From 2003 to 2005, the volume of first-class mail handled by the postal service decreased about 5 1 / 2 percent. First-class mail includes most cards, postcards, letters and large envelopes.
Also declining has been the number of blue collection mailboxes on street corners and in shopping center parking lots.
Oklahoma has about 3,000 blue boxes, said Larry Flener, U.S. Postal Service consumer affairs manager in Oklahoma City. Thirty percent of those boxes are in Oklahoma City and Tulsa.
Nationwide, the postal service has reduced 42,000 blue boxes to scrap metal since 1999. About 295,000 boxes remained standing at the end of 2005.

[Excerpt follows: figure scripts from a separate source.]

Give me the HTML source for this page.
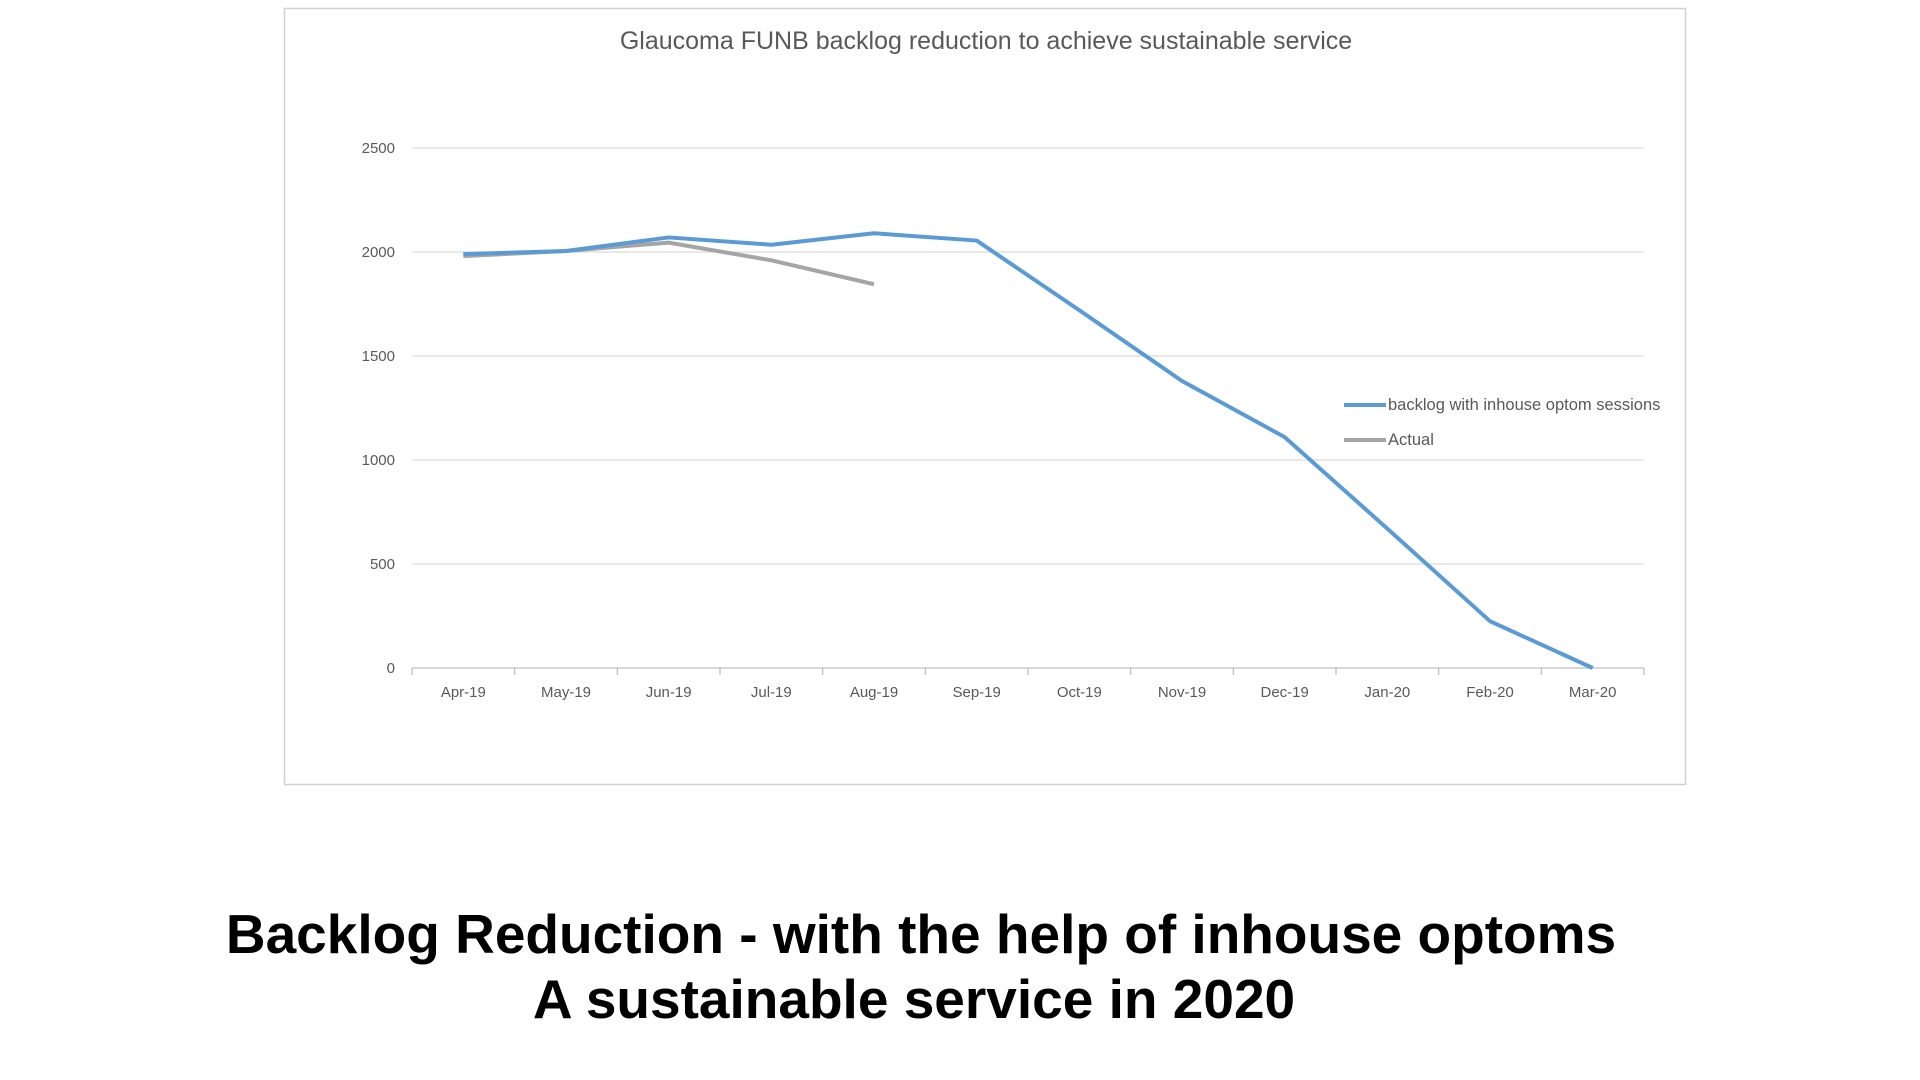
<!DOCTYPE html>
<html><head><meta charset="utf-8"><style>
body{margin:0;width:1920px;height:1080px;background:#fff;overflow:hidden;font-family:"Liberation Sans",sans-serif}
#chart{position:absolute;left:0;top:0}
.cap{position:absolute;left:0;width:1842px;text-align:center;font-weight:bold;font-size:55px;color:#000}
</style></head><body>
<svg id="chart" width="1920" height="1080"></svg>
<div class="cap" style="top:902px">Backlog Reduction - with the help of inhouse optoms</div>
<div class="cap" style="top:967px;width:1828px">A sustainable service in 2020</div>
<script>
const categories=["Apr-19","May-19","Jun-19","Jul-19","Aug-19","Sep-19","Oct-19","Nov-19","Dec-19","Jan-20","Feb-20","Mar-20"];
const backlogValues=[1990,2005,2070,2035,2090,2055,1720,1380,1110,670,225,0];
const actualValues=[1980,2005,2045,1960,1845];
const yTicks=[0,500,1000,1500,2000,2500];
const NS="http://www.w3.org/2000/svg";
const svg=document.getElementById('chart');
const X0=412,X1=1644,Y0=668,Y1=148,YMAX=2500;
const step=(X1-X0)/categories.length;
function xs(i){return X0+step*(i+0.5);}
function ys(v){return Y0-(v/YMAX)*(Y0-Y1);}
function mk(tag,attrs){const e=document.createElementNS(NS,tag);for(const k in attrs)e.setAttribute(k,attrs[k]);svg.appendChild(e);return e;}
let e=mk('rect',{x:284.5,y:8.5,width:1401,height:776,fill:'#fff',stroke:'#d0d0d0','stroke-width':1.5});


e=mk('text',{x:986,y:49,'text-anchor':'middle','font-size':25,fill:'#595959','font-family':'Liberation Sans, sans-serif'});
e.textContent='Glaucoma FUNB backlog reduction to achieve sustainable service';


yTicks.forEach(t=>{
  const g=mk('line',{x1:X0,x2:X1,y1:ys(t),y2:ys(t),stroke:t===0?'#bfbfbf':'#d9d9d9','stroke-width':1.3});
  
  
  const l=mk('text',{x:395,y:ys(t)+5,'text-anchor':'end','font-size':15,fill:'#595959'});
  l.textContent=t;
  
  
});
for(let i=0;i<=categories.length;i++){
  const tk=mk('line',{x1:X0+step*i,x2:X0+step*i,y1:Y0,y2:Y0+7,stroke:'#bfbfbf','stroke-width':1.3});
  
  
}
categories.forEach((c,i)=>{
  const l=mk('text',{x:xs(i),y:697,'text-anchor':'middle','font-size':15,fill:'#595959'});
  l.textContent=c;
  
  
});
function series(vals,color,name){
  const p=mk('polyline',{points:vals.map((v,i)=>xs(i)+','+ys(v)).join(' '),fill:'none',stroke:color,'stroke-width':4,'stroke-linejoin':'round'});
  
  
}
series(actualValues,'#a5a5a5','actual-line');
series(backlogValues,'#5b9bd5','backlog-line');
[['#5b9bd5','backlog with inhouse optom sessions',405,'legend-backlog'],['#a5a5a5','Actual',440,'legend-actual']].forEach(d=>{
  const ln=mk('line',{x1:1344,x2:1386,y1:d[2],y2:d[2],stroke:d[0],'stroke-width':4});
  
  
  const t=mk('text',{x:1388,y:d[2]+5,'font-size':16.5,fill:'#595959'});
  t.textContent=d[1];
  
  
});
</script>
</body></html>
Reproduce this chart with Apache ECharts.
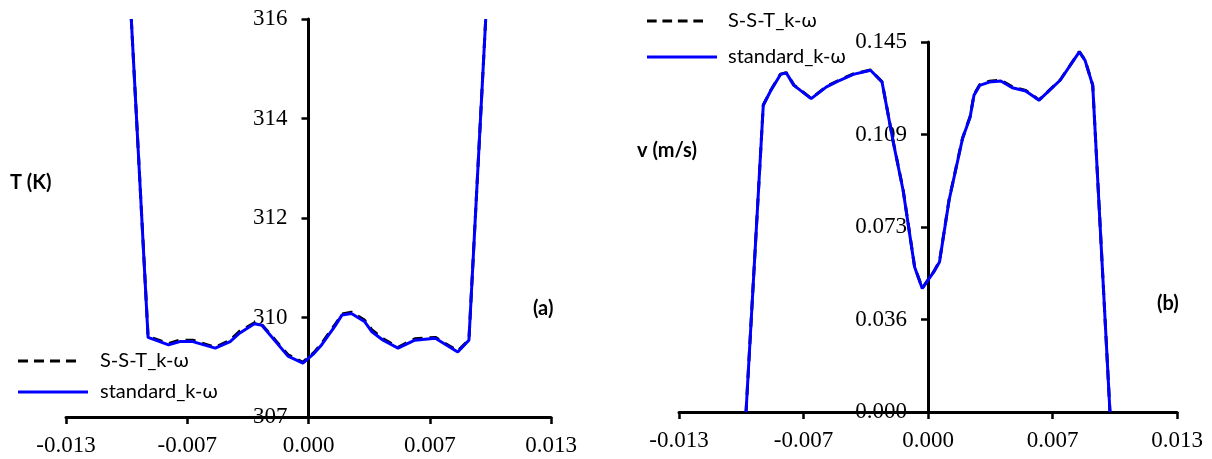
<!DOCTYPE html>
<html><head><meta charset="utf-8">
<script src="https://cdn.jsdelivr.net/npm/echarts@6/dist/echarts.min.js"></script>
<style>html,body{margin:0;padding:0;background:#fff}#c{width:1212px;height:459px}</style>
</head><body><div id="c"></div>
<script>
// Panel (a): temperature
const xT = [-0.0095, -0.0086, -0.0075, -0.0069, -0.0062, -0.0050, -0.0042, -0.0037, -0.0029, -0.0025, -0.0011, -0.0003, 0.0003, 0.0007, 0.0014, 0.0018, 0.0023, 0.0024, 0.0030, 0.0034, 0.0040, 0.0048, 0.0057, 0.0068, 0.0080, 0.0086, 0.0095];
const tStd = [316.0, 309.20, 309.04, 309.11, 309.11, 308.97, 309.11, 309.29, 309.49, 309.46, 308.80, 308.65, 308.86, 309.04, 309.43, 309.68, 309.71, 309.75, 309.54, 309.32, 309.14, 308.97, 309.14, 309.18, 308.89, 309.14, 316.0];
const tSST = [316.0, 309.22, 309.07, 309.14, 309.14, 308.99, 309.14, 309.33, 309.51, 309.47, 308.83, 308.67, 308.88, 309.07, 309.46, 309.70, 309.74, 309.77, 309.57, 309.36, 309.17, 308.99, 309.17, 309.20, 308.91, 309.15, 316.0];
// Panel (b): velocity
const xV = [-0.0095, -0.0086, -0.0082, -0.0077, -0.0074, -0.0070, -0.0061, -0.0053, -0.0046, -0.0039, -0.0030, -0.0024, -0.0018, -0.0013, -0.0007, -0.0003, 0.0003, 0.0006, 0.0011, 0.0018, 0.0022, 0.0024, 0.0027, 0.0032, 0.0038, 0.0044, 0.0051, 0.0058, 0.0069, 0.0079, 0.0082, 0.0086, 0.0095];
const vStd = [0, 0.1202, 0.1261, 0.1323, 0.1329, 0.1280, 0.1228, 0.1274, 0.1300, 0.1323, 0.1339, 0.1293, 0.1052, 0.0869, 0.0568, 0.0484, 0.0549, 0.0588, 0.0830, 0.1071, 0.1156, 0.1241, 0.1280, 0.1293, 0.1297, 0.1271, 0.1258, 0.1222, 0.1300, 0.1411, 0.1378, 0.1280, 0];
const vSST = [0, 0.1203, 0.1262, 0.1324, 0.1330, 0.1281, 0.1229, 0.1276, 0.1302, 0.1325, 0.1340, 0.1294, 0.1054, 0.0871, 0.0570, 0.0485, 0.0550, 0.0590, 0.0832, 0.1073, 0.1158, 0.1243, 0.1283, 0.1296, 0.1300, 0.1274, 0.1260, 0.1223, 0.1301, 0.1412, 0.1379, 0.1281, 0];
const nameSST = 'S-S-T_k-ω';
const nameStd = 'standard_k-ω';

const pair = (xs, ys) => xs.map((x, i) => [x, ys[i]]);
const fmt3 = v => { const s = v < 0 ? -1 : 1; const r = Math.round(Math.abs(v) * 1000 + 1e-6); return r === 0 ? '0.000' : (s * r / 1000).toFixed(3); };
const serif = '"Liberation Serif", "Times New Roman", serif';
const sans = 'Lato, "Open Sans", "Noto Sans", sans-serif';
const axisLine = { show: true, onZero: false, lineStyle: { color: '#000', width: 3 } };
const axisTick = { show: true, length: 7, lineStyle: { color: '#000', width: 2.5 } };
const lab = (m) => ({ fontFamily: serif, fontSize: 23, color: '#000', margin: m });

// grid geometry (pixels)
const G = [
  { left: 66, right: 661, top: 19, bottom: 42 },
  { left: 679, right: 35, top: 42, bottom: 47 }
];
const W = 1212;
// y axis sits at x = 0 (centre of symmetric x range)
const yOff = G.map(g => -((W - g.left - g.right) / 2));

const xAxisBase = (gi) => ({
  type: 'value', gridIndex: gi, min: -0.013, max: 0.013, interval: 0.0065,
  axisLine, axisTick, splitLine: { show: false },
  axisLabel: Object.assign(lab(17), { formatter: fmt3 })
});

// legend sample icons: dashed bar and solid bar
const dashIcon = 'path://M0,0h10v3h-10z M16,0h10v3h-10z M32,0h10v3h-10z M48,0h10v3h-10z';
const lt = (pad) => ({ fontFamily: sans, fontSize: 20, color: '#000', padding: [0, 0, 0, pad] });

const chart = echarts.init(document.getElementById('c'));
chart.setOption({
  backgroundColor: '#fff',
  animation: false,
  grid: G.map(g => Object.assign({ outerBoundsMode: 'none' }, g)),
  xAxis: [xAxisBase(0), xAxisBase(1)],
  yAxis: [
    { type: 'value', gridIndex: 0, min: 307.5, max: 316, interval: 2.125, offset: yOff[0],
      axisLine, axisTick, splitLine: { show: false },
      axisLabel: Object.assign(lab(21), { formatter: v => String(Math.round(v - 0.1)) }) },
    { type: 'value', gridIndex: 1, min: 0, max: 0.145, interval: 0.03625, offset: yOff[1],
      axisLine, axisTick, splitLine: { show: false },
      axisLabel: Object.assign(lab(21), { formatter: fmt3 }) }
  ],
  legend: [
    { data: [nameSST], left: 18, top: 351, padding: 0, icon: dashIcon, itemWidth: 58, itemHeight: 3, textStyle: lt(19) },
    { data: [nameStd], left: 18, top: 382, padding: 0, icon: 'rect', itemWidth: 70, itemHeight: 3, textStyle: lt(7) },
    { data: [nameSST], left: 647, top: 11, padding: 0, icon: dashIcon, itemWidth: 56, itemHeight: 3, textStyle: lt(20) },
    { data: [nameStd], left: 647, top: 47, padding: 0, icon: 'rect', itemWidth: 70, itemHeight: 3, textStyle: lt(6) }
  ],
  series: [
    { name: nameSST, type: 'line', xAxisIndex: 0, yAxisIndex: 0, data: pair(xT, tSST), symbol: 'none',
      lineStyle: { color: '#000', width: 3, type: [10, 7] }, itemStyle: { color: '#000' } },
    { name: nameStd, type: 'line', xAxisIndex: 0, yAxisIndex: 0, data: pair(xT, tStd), symbol: 'none',
      lineStyle: { color: '#0000ff', width: 3 }, itemStyle: { color: '#0000ff' } },
    { name: nameSST, type: 'line', xAxisIndex: 1, yAxisIndex: 1, data: pair(xV, vSST), symbol: 'none',
      lineStyle: { color: '#000', width: 3, type: [10, 7] }, itemStyle: { color: '#000' } },
    { name: nameStd, type: 'line', xAxisIndex: 1, yAxisIndex: 1, data: pair(xV, vStd), symbol: 'none',
      lineStyle: { color: '#0000ff', width: 3 }, itemStyle: { color: '#0000ff' } }
  ],
  graphic: [
    { type: 'text', left: 10, top: 173, style: { text: 'T (K)', font: 'bold 20px ' + sans, fill: '#000' } },
    { type: 'text', left: 533, top: 299, style: { text: '(a)', font: 'bold 20px ' + sans, fill: '#000' } },
    { type: 'text', left: 637, top: 141, style: { text: 'v (m/s)', font: 'bold 20px ' + sans, fill: '#000' } },
    { type: 'text', left: 1157, top: 294, style: { text: '(b)', font: 'bold 20px ' + sans, fill: '#000' } }
  ]
});
</script></body></html>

Postal officials use density studies to determine where blue boxes should be placed, Flener said. Boxes tend to be well-used near assisted living centers and other areas where residents have limited mobility.
Density studies are done routinely to help determine the effectiveness of blue boxes, Flener said.
“We are aware that there are some locations where you can’t rely totally on a density study. The mailbox is a significant convenience for areas where maybe an assisted living center or locations where the nearby residents don’t have the means of transporting the mail to a distant location,” Flener said.
In some cases, blue boxes have been returned to their original locations after citizen complaints , Flener said.
Cassie Sturgeon of Oklahoma City drops all of her outgoing mail in the blue box near her workplace.
“I do it for convenience. And because I don’t want people taking mail out of my (curbside) box,” Sturgeon said.
Some boxes are relocated to save money and increase efficiency, Flener said.
“When you factor in the cost of fuel and the cost of an employee to go by, stop the vehicle, open the collection box to find no mail, there’s a cost associated with that,” Flener said.
The 2001 terrorist attacks accelerated removals.
“When anthrax was introduced into the mail stream, the postal service examined every possibility that would weaken our security,” Flener said. “Collection receptacles, in particular, at that time, were located in the high rise buildings, usually in a lobby area in the inner city. We examined those and removed those in many instances so that the security measures of that facility would not be put at risk.”
Flener insists the blue mailbox won’t become artifacts, although two were put on display at the Smithsonian’s National Postal Museum last year.
“It is the standard of mail delivery that we needed to keep in the museum for future generations to remember,” said Nancy Pope, museum curator and historian.